Poor fit. The structure starts to strain when a company is piling on multiple SAFEs across several months, when investors want current voting power, or when no one can explain how the next round will actually convert the stack. Three $250,000 SAFEs may feel harmless in isolation, but together they are already $750,000 of future dilution that has to be modeled correctly.
The other weakness is timing. If the business might not raise a priced equity round soon, or at all, the instrument can linger on the balance sheet without a natural cleanup moment. That is why I treat conversion path and timing as more important than the headline check size. If the structure still fits after that test, the last job is to get the documents and cap table right.
What I would check before signing one
Before I sign or recommend one, I want six things checked, in writing and on the model.
- Cap table math. Model every outstanding SAFE, the option pool, and the next priced round together instead of one by one.
- Trigger events. Confirm whether conversion happens only on a future equity financing or also on acquisition, IPO, or dissolution.
- Economic terms. Read the valuation cap, discount, MFN language, and any side letter before you look at the check size.
- Governance and approvals. Make sure the company has the right internal approvals and that the issuance fits the charter and securities-compliance process.
- Later-round compatibility. Ask whether a Series A lead will accept the stack as drafted or want cleanup before closing.
- Tax and accounting review. A short document can still create real tax and reporting consequences, so this should not be a purely business-side decision.

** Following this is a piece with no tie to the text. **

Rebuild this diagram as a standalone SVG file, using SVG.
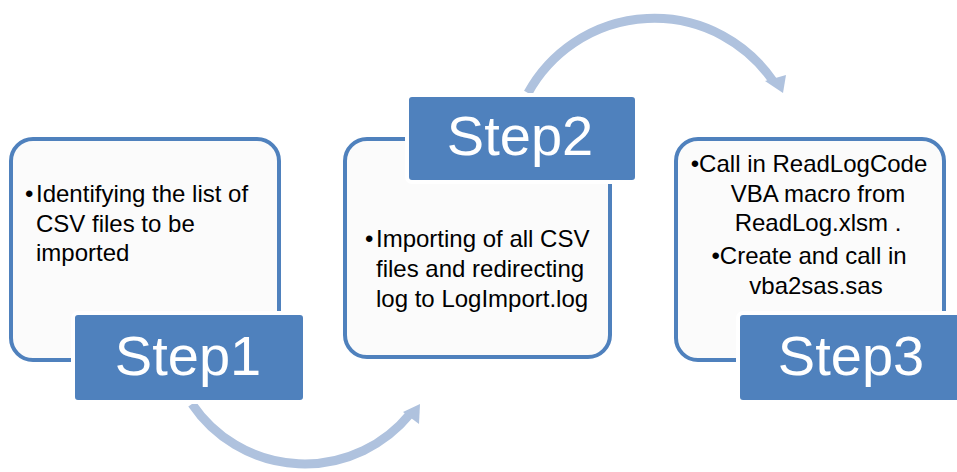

The SEC’s guidance is a useful reminder here: a SAFE is not current stock, and not every version behaves the same. That is why a quick legal review now is cheaper than unwinding a bad assumption later. With those checks done, the question becomes less about paperwork and more about strategy.
The practical takeaway for founders and investors
The best way to think about the instrument is as a speed tool with ownership consequences. It helps early capital move quickly, but it does not remove dilution, and it does not excuse sloppy modeling.
If I were advising a founder in the U.S. market, I would use this structure when the round is genuinely early, the pricing conversation would be premature, and the team can still keep the cap table disciplined. I would not use it as a way to avoid making hard valuation decisions forever. The form is simple; the outcome is not.
That is the balance that matters: use the simplicity, but price the future ownership honestly, document the trigger cleanly, and keep the financing stack easy for the next investor to understand.